Gunshots fired at police officers during a demonstration in Ferguson on 12 March, 2015, came from behind demonstrators, witnesses have claimed. People who had gathered at the police headquarters in the Missouri town to celebrate the resignation of Police Chief Thomas Jackson said up to three shots were fired from a hill, some way back from a 50-strong crowd.
Two police officers were hit in the face and the shoulder respectively and sustained "serious injuries." Witnesses reported hearing the shots from behind them and the sound of bullets flying over their heads.
Ferguson resident Tony Rice who was at the demonstration told the LA Times: "They were way up the hill. It was the first time I'd heard a bullet whiz and pass my head."

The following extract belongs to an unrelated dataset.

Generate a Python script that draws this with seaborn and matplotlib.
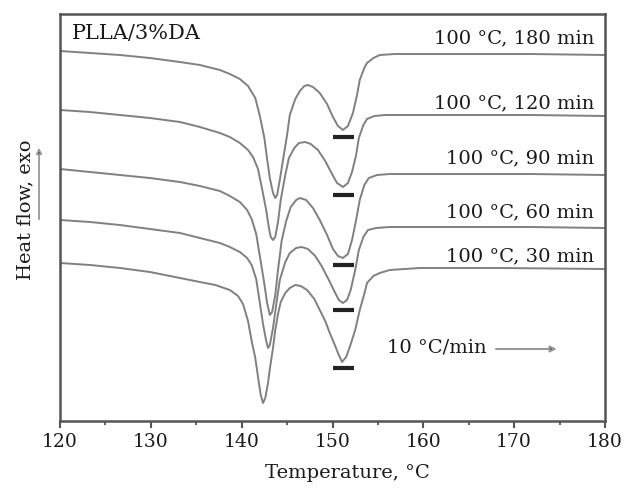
import matplotlib
matplotlib.use("Agg")
import matplotlib.pyplot as plt
import seaborn as sns
import pandas as pd

# Curvas DSC (temperatura em °C, fluxo de calor em u.a.)
t_180 = [120, 123.3, 126.6, 129.9, 133.2, 135.4, 137.6, 138.7, 139.8, 140.7,
         141.5, 142.0, 142.5, 142.8, 143.1, 143.45, 143.7, 143.9, 144.2, 144.55,
         145.0, 145.3, 145.9, 146.4, 146.9, 147.3, 147.85, 148.6, 149.4, 150.05,
         150.6, 151.15, 151.7, 152.25, 152.7, 153.0, 153.5, 153.8, 154.5, 155.2,
         156.9, 162.9, 171.7, 180]
hf_180 = [370, 368, 366, 363, 359, 356, 351, 347, 342, 335,
          323, 305, 283, 262, 243, 228, 223, 226, 241, 261,
          286, 306, 322, 330, 335, 336, 334, 328, 317, 304,
          295, 291, 295, 308, 326, 341, 353, 358, 363, 366,
          367, 367, 367, 366]

t_120 = [120, 123.3, 126.6, 129.9, 133.2, 135.4, 137.6, 138.7, 139.8, 140.7,
         141.25, 141.8, 142.25, 142.7, 143.0, 143.2, 143.45, 143.7, 144.0, 144.3,
         144.8, 145.2, 145.8, 146.3, 147.0, 147.6, 148.4, 149.2, 149.95, 150.5,
         151.15, 151.7, 152.15, 152.6, 152.9, 153.4, 153.8, 154.6, 155.8, 162.9,
         171.7, 180]
hf_120 = [311, 309, 306, 303, 299, 294, 288, 284, 278, 271,
          264, 252, 232, 211, 193, 184, 181, 184, 199, 221,
          246, 263, 273, 278, 279, 277, 271, 260, 247, 238,
          234, 238, 249, 266, 283, 296, 302, 305, 306, 306,
          306, 305]

t_90 = [120, 123.3, 126.6, 129.9, 133.2, 135.4, 137.6, 138.7, 139.8, 140.6,
        141.1, 141.6, 142.0, 142.5, 142.8, 143.1, 143.35, 143.7, 144.0, 144.4,
        144.9, 145.4, 146.0, 146.4, 147.1, 147.85, 148.6, 149.4, 150.05, 150.6,
        151.15, 151.7, 152.15, 152.6, 153.0, 153.5, 154.0, 154.9, 156.3, 162.9,
        171.7, 180]
hf_90 = [252, 249, 246, 243, 239, 235, 230, 225, 219, 211,
         202, 187, 165, 137, 118, 106, 109, 126, 151, 180,
         200, 214, 221, 223, 221, 213, 201, 186, 172, 165,
         163, 167, 181, 201, 221, 236, 243, 246, 247, 247,
         247, 246]

t_60 = [120, 123.3, 126.6, 129.9, 133.2, 135.4, 137.6, 138.7, 139.8, 140.6,
        141.1, 141.6, 142.0, 142.35, 142.7, 142.9, 143.1, 143.45, 143.8, 144.2,
        144.8, 145.3, 146.0, 146.6, 147.3, 148.1, 148.8, 149.6, 150.3, 150.7,
        151.15, 151.6, 152.0, 152.5, 152.9, 153.4, 153.9, 154.8, 156.3, 162.9,
        171.7, 180]
hf_60 = [201, 199, 196, 192, 188, 183, 178, 174, 169, 163,
         156, 142, 118, 97, 80, 73, 76, 93, 116, 141,
         159, 168, 173, 174, 172, 165, 155, 141, 128, 121,
         118, 121, 131, 151, 171, 184, 191, 193, 194, 194,
         194, 193]

t_30 = [120, 123.3, 126.6, 129.9, 133.2, 135.4, 137.1, 138.7, 139.6, 140.15,
        140.7, 141.1, 141.5, 141.8, 142.1, 142.35, 142.6, 142.9, 143.1, 143.45,
        143.7, 144.0, 144.3, 144.8, 145.3, 145.9, 146.5, 147.2, 148.0, 148.6,
        149.2, 149.7, 150.3, 150.6, 151.05, 151.5, 151.9, 152.5, 153.0, 153.5,
        153.8, 154.5, 155.2, 156.3, 159.6, 168.4, 180]
hf_30 = [158, 156, 153, 149, 143, 139, 136, 131, 125, 117,
         100, 80, 63, 44, 26, 18, 23, 38, 52, 73,
         91, 107, 119, 128, 133, 136, 135, 131, 122, 111,
         100, 88, 75, 68, 59, 64, 74, 91, 111, 127,
         138, 145, 148, 151, 153, 153, 152]

curvas = [
    ("100 °C, 180 min", t_180, hf_180),
    ("100 °C, 120 min", t_120, hf_120),
    ("100 °C, 90 min", t_90, hf_90),
    ("100 °C, 60 min", t_60, hf_60),
    ("100 °C, 30 min", t_30, hf_30),
]

# posição vertical dos rótulos e das barrinhas (mesmas unidades)
rotulo_hf = [383, 318, 263, 209, 165]
barra_hf = [284, 226, 156, 111, 53]

sns.set_style("ticks")
plt.rcParams['font.family'] = ['DejaVu Serif']

fig = plt.figure(figsize=(6.28, 4.88), dpi=100)
ax = fig.add_axes([60 / 628, 67 / 488, 545 / 628, 407 / 488])

for nome, t, hf in curvas:
    df = pd.DataFrame({"T": t, "HF": hf})
    sns.lineplot(data=df, x="T", y="HF", color="#808080", linewidth=1.4,
                 estimator=None, sort=False, ax=ax)

for (nome, t, hf), y in zip(curvas, rotulo_hf):
    ax.text(178.8, y, nome, ha="right", va="center", fontsize=14,
            color="#1a1a1a")

ax.hlines(barra_hf, 150.0, 152.4, color="#222222", linewidth=3)

ax.text(0.022, 0.975, "PLLA/3%DA", transform=ax.transAxes, ha="left",
        va="top", fontsize=15, color="#1a1a1a")

ax.text(156.0, 74, "10 °C/min", ha="left", va="center", fontsize=14,
        color="#1a1a1a")
ax.annotate("", xy=(175.0, 72), xytext=(167.7, 72),
            arrowprops=dict(arrowstyle="-|>", ec="#999999", fc="#111111",
                            lw=1.5, mutation_scale=9))

# eixo y: sem escala, só o rótulo com a seta
ax.text(-0.064, 0.518, "Heat flow, exo", transform=ax.transAxes,
        rotation=90, ha="center", va="center", fontsize=14, color="#1a1a1a")
ax.annotate("", xy=(-0.0385, 0.678), xytext=(-0.0385, 0.489),
            xycoords="axes fraction", annotation_clip=False,
            arrowprops=dict(arrowstyle="-|>", ec="#999999", fc="#111111",
                            lw=1.3, mutation_scale=8))

ax.set_xlim(120, 180)
ax.set_ylim(0, 407)
ax.set_xticks(range(120, 181, 10))
ax.set_xticks(range(125, 180, 10), minor=True)
ax.set_yticks([])
ax.tick_params(axis="x", which="major", length=5, width=1.5,
               labelsize=13.5, colors="#555555", labelcolor="#1a1a1a")
ax.tick_params(axis="x", which="minor", length=3, width=1.3,
               colors="#555555")
ax.set_xlabel("Temperature, °C", fontsize=14, color="#1a1a1a", labelpad=2)
ax.xaxis.set_label_coords(0.528, -0.105)
ax.set_ylabel("")

for s in ax.spines.values():
    s.set_color("#555555")
    s.set_linewidth(1.8)

fig.savefig("out.png", dpi=100)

Journalist Heather De Mian was filming events for a web livestream when the gunfire broke out. She echoed the opinion: "It came from behind us," she said.
Another reporter, Bradley Rayford, said: "The bullets went right past my head. I saw a cop on the ground, obviously in pain; they had to drag him from the front lines. You couldn't even see where it was coming from, but you saw the muzzle. We all ducked down."
Video footage posed online captured the moment the shots rang out.
Witnesses on the ground disagreed on the number of shots fired, with between three and five shots heard according to most accounts.
The violence was a disturbing escalation in the unrest between police and the community in Ferguson, which has been hit by a string of civil rights protests following the killing of black teenager Michael Brown in August 2014.
Protestors had gathered to celebrate police chief Thomas Jackson's resignation from the post, following allegations he presided over a police force rampant with racial discrimination. He was heavily criticised for his handling of Brown's death at the hands of a police officer.